##### Records supplied #####
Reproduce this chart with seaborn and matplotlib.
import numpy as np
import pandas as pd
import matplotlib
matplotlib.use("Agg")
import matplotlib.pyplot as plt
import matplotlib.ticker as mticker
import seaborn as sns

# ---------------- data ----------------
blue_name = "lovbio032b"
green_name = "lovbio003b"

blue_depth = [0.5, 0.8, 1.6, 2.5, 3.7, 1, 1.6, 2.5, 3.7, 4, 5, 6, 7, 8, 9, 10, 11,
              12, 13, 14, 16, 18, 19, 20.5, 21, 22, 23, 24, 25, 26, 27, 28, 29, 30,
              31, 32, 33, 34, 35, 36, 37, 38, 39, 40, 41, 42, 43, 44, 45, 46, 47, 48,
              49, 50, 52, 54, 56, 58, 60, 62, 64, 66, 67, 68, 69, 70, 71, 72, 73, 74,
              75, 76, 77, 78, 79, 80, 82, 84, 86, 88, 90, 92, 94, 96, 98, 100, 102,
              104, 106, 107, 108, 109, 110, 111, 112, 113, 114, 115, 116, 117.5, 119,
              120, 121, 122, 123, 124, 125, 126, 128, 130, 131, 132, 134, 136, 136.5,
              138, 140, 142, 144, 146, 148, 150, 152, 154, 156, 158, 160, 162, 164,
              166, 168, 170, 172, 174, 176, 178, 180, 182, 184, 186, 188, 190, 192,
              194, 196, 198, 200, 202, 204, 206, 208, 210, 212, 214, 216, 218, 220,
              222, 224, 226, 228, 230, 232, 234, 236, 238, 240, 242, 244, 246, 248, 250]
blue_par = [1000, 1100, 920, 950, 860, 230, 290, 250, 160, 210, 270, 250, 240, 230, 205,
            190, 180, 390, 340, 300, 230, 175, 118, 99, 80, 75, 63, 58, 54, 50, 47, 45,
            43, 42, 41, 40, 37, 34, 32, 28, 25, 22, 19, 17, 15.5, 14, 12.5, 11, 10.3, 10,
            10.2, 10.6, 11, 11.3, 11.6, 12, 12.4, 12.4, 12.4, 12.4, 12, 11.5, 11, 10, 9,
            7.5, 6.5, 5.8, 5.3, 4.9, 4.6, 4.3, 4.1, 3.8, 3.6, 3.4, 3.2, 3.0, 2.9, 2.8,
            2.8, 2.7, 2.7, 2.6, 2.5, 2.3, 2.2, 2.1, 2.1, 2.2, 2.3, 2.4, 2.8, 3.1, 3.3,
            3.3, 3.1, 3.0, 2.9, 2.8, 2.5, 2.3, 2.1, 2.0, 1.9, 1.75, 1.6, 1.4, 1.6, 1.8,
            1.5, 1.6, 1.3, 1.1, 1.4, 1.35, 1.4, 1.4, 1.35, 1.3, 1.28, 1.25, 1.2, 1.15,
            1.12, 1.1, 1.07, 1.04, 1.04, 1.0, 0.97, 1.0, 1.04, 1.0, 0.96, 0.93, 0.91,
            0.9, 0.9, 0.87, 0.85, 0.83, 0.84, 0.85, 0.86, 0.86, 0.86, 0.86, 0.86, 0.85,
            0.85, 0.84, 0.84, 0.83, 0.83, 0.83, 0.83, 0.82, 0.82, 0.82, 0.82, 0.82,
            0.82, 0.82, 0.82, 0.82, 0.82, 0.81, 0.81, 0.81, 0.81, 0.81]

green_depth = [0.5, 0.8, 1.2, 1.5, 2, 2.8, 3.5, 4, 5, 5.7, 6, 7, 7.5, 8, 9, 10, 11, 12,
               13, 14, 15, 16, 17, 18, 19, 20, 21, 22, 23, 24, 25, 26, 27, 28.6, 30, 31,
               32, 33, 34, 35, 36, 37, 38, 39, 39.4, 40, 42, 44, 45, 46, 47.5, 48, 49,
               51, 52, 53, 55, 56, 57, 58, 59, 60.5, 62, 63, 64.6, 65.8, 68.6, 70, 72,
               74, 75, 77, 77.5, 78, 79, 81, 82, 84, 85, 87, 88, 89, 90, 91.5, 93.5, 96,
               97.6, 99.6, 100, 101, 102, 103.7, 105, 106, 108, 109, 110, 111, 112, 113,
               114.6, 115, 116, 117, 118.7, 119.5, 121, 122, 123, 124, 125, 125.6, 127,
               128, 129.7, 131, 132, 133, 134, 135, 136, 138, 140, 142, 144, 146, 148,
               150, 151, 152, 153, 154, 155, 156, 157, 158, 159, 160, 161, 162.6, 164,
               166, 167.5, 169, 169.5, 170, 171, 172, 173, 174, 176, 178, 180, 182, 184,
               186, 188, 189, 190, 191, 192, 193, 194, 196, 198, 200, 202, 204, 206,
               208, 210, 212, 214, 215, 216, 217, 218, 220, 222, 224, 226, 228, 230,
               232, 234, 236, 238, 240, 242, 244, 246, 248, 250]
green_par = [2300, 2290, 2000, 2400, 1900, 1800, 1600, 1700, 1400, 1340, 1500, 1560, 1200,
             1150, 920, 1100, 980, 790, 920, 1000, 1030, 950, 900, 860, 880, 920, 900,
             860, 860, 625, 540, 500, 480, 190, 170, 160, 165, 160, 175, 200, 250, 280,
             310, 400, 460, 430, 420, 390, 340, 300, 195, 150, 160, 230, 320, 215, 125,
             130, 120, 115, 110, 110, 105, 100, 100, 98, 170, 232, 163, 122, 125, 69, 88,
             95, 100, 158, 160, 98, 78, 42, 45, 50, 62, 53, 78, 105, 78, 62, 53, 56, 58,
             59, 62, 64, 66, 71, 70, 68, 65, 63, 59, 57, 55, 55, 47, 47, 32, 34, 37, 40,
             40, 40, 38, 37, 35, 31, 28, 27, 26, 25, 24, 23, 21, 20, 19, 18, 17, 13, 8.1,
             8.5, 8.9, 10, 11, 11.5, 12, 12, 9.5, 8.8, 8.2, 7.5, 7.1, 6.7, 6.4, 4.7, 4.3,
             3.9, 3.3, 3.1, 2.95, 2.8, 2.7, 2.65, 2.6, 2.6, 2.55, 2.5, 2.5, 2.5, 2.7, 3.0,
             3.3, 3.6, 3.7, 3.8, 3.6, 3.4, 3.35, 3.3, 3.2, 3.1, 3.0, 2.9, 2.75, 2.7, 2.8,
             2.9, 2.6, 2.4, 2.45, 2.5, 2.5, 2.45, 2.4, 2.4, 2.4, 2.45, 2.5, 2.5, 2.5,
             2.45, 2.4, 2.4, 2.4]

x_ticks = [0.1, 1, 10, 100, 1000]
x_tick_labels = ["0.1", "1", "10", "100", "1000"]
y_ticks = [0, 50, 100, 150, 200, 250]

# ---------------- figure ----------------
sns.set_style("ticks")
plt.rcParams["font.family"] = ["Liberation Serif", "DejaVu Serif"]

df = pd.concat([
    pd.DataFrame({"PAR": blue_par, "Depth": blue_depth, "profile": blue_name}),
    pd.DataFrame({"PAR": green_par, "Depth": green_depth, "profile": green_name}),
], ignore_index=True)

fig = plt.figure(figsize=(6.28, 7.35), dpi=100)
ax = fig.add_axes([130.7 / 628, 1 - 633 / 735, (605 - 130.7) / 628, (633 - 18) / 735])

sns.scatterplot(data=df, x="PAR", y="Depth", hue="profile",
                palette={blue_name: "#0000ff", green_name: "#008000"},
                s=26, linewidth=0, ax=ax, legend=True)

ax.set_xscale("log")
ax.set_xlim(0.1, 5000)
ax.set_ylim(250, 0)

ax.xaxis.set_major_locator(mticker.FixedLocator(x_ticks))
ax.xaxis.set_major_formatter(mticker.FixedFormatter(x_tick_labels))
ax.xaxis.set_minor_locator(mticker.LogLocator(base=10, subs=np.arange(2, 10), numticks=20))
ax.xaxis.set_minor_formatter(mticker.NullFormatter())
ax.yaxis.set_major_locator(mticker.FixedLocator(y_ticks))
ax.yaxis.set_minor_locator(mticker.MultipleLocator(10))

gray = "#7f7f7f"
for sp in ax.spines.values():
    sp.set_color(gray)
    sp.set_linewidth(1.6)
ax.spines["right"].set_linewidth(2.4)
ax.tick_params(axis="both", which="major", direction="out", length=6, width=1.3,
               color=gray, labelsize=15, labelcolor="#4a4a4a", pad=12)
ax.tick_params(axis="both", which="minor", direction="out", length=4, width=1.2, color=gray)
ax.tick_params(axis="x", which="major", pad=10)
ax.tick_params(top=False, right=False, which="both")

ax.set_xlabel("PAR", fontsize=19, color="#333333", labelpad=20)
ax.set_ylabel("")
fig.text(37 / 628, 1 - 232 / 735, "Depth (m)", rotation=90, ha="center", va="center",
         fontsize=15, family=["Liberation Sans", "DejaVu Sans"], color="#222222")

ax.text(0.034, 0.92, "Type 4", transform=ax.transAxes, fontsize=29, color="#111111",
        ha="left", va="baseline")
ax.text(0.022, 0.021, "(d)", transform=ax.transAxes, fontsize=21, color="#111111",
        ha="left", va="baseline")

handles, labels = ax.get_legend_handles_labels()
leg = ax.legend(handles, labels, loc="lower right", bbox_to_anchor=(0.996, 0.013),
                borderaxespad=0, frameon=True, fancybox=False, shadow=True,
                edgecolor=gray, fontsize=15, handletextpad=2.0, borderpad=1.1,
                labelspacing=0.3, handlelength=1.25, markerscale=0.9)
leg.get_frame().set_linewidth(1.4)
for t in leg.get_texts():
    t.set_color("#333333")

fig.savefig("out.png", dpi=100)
#####
##### Records supplied #####
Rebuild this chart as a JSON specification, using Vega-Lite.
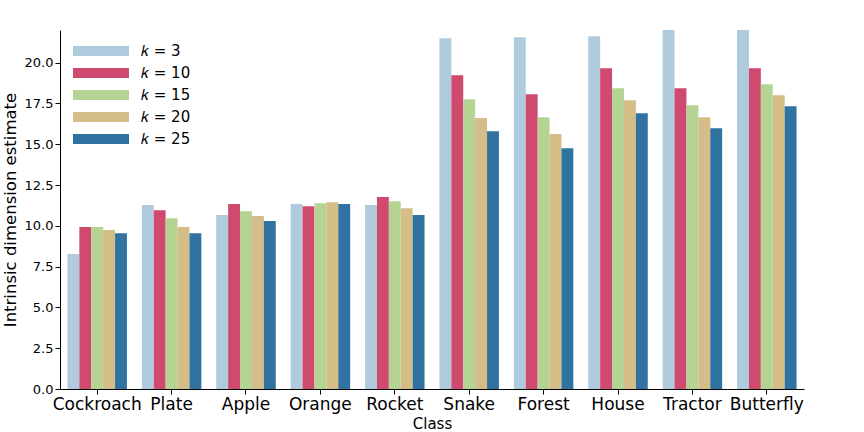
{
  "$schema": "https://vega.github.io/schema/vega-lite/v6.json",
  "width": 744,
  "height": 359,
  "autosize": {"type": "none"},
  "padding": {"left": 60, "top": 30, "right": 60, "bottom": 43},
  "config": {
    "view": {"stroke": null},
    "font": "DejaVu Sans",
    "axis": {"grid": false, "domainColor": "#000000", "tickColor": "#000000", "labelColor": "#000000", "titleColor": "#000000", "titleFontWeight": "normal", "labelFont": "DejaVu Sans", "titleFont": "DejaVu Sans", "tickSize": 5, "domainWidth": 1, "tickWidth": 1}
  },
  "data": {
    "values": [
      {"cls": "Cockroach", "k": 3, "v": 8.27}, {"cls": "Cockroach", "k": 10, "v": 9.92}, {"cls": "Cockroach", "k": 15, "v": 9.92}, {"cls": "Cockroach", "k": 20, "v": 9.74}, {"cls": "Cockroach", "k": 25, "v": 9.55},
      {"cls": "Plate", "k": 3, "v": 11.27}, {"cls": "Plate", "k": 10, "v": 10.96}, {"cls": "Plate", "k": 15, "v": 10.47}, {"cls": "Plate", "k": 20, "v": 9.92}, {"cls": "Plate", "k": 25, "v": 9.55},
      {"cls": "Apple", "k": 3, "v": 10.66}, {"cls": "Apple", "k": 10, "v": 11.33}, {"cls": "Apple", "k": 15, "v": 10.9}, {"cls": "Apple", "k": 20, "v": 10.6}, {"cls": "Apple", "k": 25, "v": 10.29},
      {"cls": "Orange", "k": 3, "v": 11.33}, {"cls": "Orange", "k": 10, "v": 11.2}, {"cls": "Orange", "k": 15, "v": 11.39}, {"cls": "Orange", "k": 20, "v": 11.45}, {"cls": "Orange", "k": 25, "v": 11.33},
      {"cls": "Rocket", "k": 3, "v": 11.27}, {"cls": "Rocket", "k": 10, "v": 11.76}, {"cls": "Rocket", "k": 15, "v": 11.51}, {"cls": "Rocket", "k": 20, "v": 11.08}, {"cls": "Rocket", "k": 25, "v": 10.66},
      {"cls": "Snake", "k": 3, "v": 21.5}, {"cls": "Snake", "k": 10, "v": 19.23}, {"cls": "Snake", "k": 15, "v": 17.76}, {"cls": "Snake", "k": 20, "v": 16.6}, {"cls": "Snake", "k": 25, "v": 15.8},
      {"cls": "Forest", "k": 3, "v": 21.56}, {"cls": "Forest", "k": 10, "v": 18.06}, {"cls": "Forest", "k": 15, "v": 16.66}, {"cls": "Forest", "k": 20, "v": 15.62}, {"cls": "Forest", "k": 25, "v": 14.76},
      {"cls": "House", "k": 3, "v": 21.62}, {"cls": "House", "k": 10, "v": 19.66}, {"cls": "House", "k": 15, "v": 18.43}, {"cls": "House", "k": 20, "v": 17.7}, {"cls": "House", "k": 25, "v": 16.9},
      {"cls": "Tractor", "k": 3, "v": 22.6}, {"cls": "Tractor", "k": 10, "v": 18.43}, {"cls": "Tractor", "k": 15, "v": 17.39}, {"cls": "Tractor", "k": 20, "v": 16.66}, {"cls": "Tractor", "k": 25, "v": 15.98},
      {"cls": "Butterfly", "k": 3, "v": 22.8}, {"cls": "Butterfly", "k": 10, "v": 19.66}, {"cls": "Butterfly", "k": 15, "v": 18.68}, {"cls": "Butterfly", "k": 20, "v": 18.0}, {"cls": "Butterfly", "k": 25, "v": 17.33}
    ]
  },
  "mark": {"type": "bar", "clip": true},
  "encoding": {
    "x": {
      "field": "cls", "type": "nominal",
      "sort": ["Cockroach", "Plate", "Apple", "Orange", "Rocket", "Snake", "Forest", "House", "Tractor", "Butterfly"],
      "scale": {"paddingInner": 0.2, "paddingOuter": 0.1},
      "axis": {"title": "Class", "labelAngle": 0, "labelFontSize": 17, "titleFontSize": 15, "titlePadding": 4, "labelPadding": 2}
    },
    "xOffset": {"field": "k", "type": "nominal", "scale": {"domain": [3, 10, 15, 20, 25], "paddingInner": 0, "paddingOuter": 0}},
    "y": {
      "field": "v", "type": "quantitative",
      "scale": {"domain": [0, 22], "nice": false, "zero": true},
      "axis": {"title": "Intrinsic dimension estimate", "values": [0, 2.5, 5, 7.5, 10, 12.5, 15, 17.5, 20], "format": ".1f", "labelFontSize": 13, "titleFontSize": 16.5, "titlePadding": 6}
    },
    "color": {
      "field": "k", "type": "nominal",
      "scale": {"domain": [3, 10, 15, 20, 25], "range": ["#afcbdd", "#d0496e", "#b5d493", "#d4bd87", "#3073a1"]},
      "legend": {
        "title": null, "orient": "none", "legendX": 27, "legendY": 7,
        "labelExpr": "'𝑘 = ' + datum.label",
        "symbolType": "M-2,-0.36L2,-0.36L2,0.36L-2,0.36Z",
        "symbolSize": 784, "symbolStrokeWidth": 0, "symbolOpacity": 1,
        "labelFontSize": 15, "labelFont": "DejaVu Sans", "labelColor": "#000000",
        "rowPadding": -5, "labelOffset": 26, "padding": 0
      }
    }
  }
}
#####
##### Records supplied #####
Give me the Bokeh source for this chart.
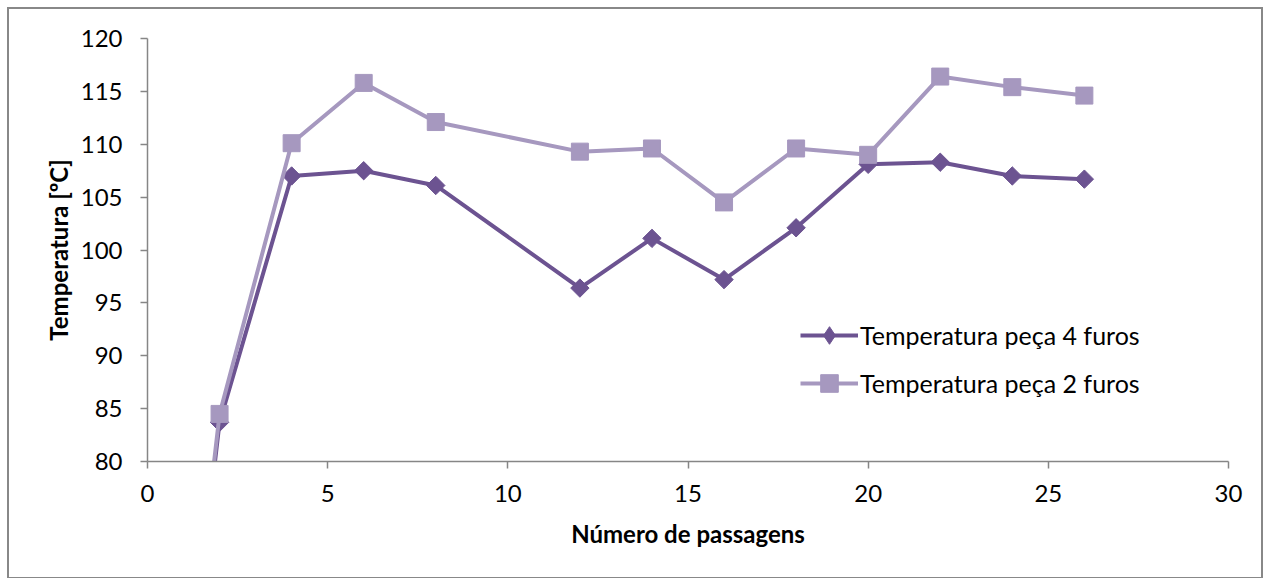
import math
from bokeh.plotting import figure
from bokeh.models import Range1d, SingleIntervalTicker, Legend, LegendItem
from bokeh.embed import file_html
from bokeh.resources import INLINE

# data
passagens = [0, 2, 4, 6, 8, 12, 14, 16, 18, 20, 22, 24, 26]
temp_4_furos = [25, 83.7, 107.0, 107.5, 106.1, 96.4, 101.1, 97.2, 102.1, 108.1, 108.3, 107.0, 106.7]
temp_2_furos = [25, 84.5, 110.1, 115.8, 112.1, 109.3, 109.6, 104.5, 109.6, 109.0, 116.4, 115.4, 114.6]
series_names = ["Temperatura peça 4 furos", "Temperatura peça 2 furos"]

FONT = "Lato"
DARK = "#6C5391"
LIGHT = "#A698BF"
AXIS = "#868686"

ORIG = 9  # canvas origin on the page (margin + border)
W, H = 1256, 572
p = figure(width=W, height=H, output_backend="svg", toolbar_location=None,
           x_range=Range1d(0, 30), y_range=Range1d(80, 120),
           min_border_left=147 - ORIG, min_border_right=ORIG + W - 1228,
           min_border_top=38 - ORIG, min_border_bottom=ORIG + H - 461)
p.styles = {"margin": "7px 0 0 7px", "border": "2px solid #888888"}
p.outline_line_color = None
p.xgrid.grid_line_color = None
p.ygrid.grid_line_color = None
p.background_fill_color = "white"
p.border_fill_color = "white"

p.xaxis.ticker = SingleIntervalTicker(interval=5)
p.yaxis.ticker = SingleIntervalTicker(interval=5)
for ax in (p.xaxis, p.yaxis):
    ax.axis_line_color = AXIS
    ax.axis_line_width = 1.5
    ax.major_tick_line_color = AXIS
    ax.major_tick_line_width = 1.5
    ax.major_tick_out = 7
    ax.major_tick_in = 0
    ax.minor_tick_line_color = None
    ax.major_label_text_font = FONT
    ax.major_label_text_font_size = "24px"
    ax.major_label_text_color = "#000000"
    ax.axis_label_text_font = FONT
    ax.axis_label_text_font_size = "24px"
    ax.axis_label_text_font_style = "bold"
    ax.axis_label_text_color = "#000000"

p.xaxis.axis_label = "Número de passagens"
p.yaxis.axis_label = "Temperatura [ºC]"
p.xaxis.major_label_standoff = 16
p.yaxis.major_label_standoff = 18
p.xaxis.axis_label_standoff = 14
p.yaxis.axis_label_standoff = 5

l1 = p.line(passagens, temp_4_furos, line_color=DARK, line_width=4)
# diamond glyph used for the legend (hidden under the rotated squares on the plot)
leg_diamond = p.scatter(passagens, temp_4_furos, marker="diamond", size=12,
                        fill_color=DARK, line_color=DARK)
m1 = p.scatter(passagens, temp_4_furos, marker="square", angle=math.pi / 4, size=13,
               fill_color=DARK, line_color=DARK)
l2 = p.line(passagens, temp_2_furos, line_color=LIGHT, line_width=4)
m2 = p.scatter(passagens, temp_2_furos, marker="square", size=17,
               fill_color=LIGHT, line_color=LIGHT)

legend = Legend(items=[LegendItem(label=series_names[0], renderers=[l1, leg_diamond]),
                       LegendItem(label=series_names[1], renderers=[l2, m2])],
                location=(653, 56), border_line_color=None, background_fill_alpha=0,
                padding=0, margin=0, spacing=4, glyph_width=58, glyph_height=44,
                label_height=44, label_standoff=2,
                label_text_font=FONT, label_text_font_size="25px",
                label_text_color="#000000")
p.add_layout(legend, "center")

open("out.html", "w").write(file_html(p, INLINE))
#####
**What to produce**
Leave out the pictures and quote exactly the lines from the one where "Give me the Bokeh source for this chart." appears to the one where "from bokeh.resources import INLINE" appears, both ends counted.

**Result below**
Give me the Bokeh source for this chart.
import math
from bokeh.plotting import figure
from bokeh.models import Range1d, SingleIntervalTicker, Legend, LegendItem
from bokeh.embed import file_html
from bokeh.resources import INLINE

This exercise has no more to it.